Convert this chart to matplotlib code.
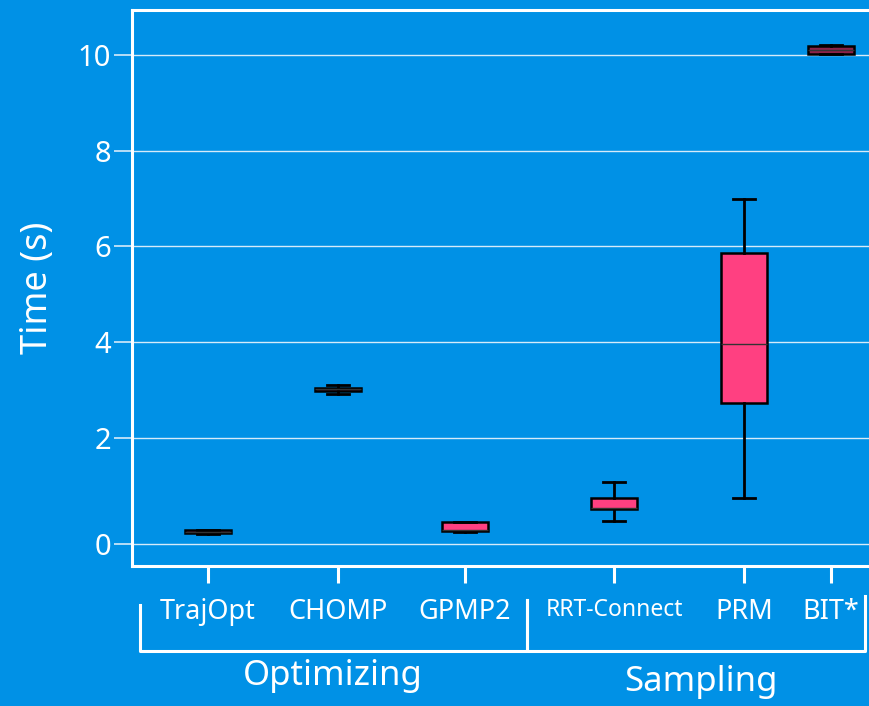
import numpy as np
import matplotlib.pyplot as plt
from matplotlib.transforms import blended_transform_factory

plt.rcParams['font.family'] = ['Noto Sans', 'DejaVu Sans']

# planners and their timing statistics (seconds)
planners = ["TrajOpt", "CHOMP", "GPMP2", "RRT-Connect", "PRM", "BIT*"]
positions = [1.0, 2.0, 2.977, 4.123, 5.123, 5.792]
whislo = [0.19, 2.90, 0.22, 0.43, 0.86, 10.02]
q1 = [0.20, 2.98, 0.24, 0.65, 2.73, 10.03]
med = [0.23, 3.01, 0.27, 0.68, 3.96, 10.10]
q3 = [0.26, 3.04, 0.41, 0.87, 5.85, 10.18]
whishi = [0.27, 3.10, 0.42, 1.16, 6.98, 10.20]
face_colors = ["#8c2349", "#5e1a33", "#ff4081", "#ff4081", "#ff4081", "#8c2349"]

groups = ["Optimizing", "Sampling"]
group_edges = [(0.477, 3.454), (3.454, 6.054)]

BG = "#0091e6"
K = 107 / 96  # the 0..2 band is drawn taller than the rest


def fwd(y):
    y = np.asarray(y, dtype=float)
    return np.where(y < 2, y * K, y + 2 * (K - 1))


def inv(t):
    t = np.asarray(t, dtype=float)
    return np.where(t < 2 * K, t / K, t - 2 * (K - 1))


fig = plt.figure(figsize=(8.7, 7.06), dpi=100, facecolor=BG)
ax = fig.add_axes([132 / 870, 140 / 706, 740 / 870, 556 / 706], facecolor=BG)
ax.set_yscale("function", functions=(fwd, inv))

stats = [
    dict(whislo=a, q1=b, med=c, q3=d, whishi=e, fliers=[])
    for a, b, c, d, e in zip(whislo, q1, med, q3, whishi)
]
bp = ax.bxp(
    stats, positions=positions, widths=0.354, patch_artist=True,
    boxprops=dict(edgecolor="black", linewidth=1.8),
    whiskerprops=dict(color="black", linewidth=2.0),
    capprops=dict(color="black", linewidth=2.0),
    medianprops=dict(color="#333333", linewidth=1.0),
    capwidths=0.17, zorder=3,
)
for patch, c in zip(bp["boxes"], face_colors):
    patch.set_facecolor(c)

ax.set_xlim(0.415, 6.107)
ax.set_ylim(-0.41, 10.94)
ax.set_yticks([0, 2, 4, 6, 8, 10])
ax.yaxis.grid(True, color="#d6ebfa", linewidth=1.0)
ax.set_axisbelow(True)

ax.set_xticks(positions)
ax.set_xticklabels(planners)
for lbl in ax.get_xticklabels():
    lbl.set_fontsize(16.5 if lbl.get_text() == "RRT-Connect" else 19.5)
    lbl.set_color("white")
ax.tick_params(axis="x", length=12, width=2.2, color="white", pad=11)
ax.tick_params(axis="y", length=13, width=1.2, color="#d6ebfa", labelcolor="white",
               labelsize=21, pad=2)

for side in ["left", "top", "bottom"]:
    ax.spines[side].set_color("white")
    ax.spines[side].set_linewidth(2.2)
ax.spines["right"].set_visible(False)

ax.set_ylabel("Time (s)", color="white", fontsize=26, labelpad=16)

# group brackets under the tick labels
tr = blended_transform_factory(ax.transData, ax.transAxes)
left_tops = [-0.070, -0.061]
right_tops = [-0.061, -0.054]
label_y = [-0.198, -0.209]
label_x = [1.962, 4.79]
for name, (x0, x1), lt, rt, lx, ly in zip(groups, group_edges, left_tops, right_tops,
                                          label_x, label_y):
    ax.plot([x0, x0, x1, x1], [lt, -0.153, -0.153, rt], color="white",
            linewidth=2.2, transform=tr, clip_on=False)
    ax.text(lx, ly, name, color="white", fontsize=25, ha="center",
            va="center", transform=tr)

fig.savefig("out.png", dpi=100, facecolor=BG)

----

▶ **Task**:
Repeat only what lies between the start of the data and the end of the line containing "plt.rcParams['font.family'] = ['Noto", exactly, with pictures left out.

▶ **Solution for this exercise**:
Convert this chart to matplotlib code.
import numpy as np
import matplotlib.pyplot as plt
from matplotlib.transforms import blended_transform_factory

plt.rcParams['font.family'] = ['Noto Sans', 'DejaVu Sans']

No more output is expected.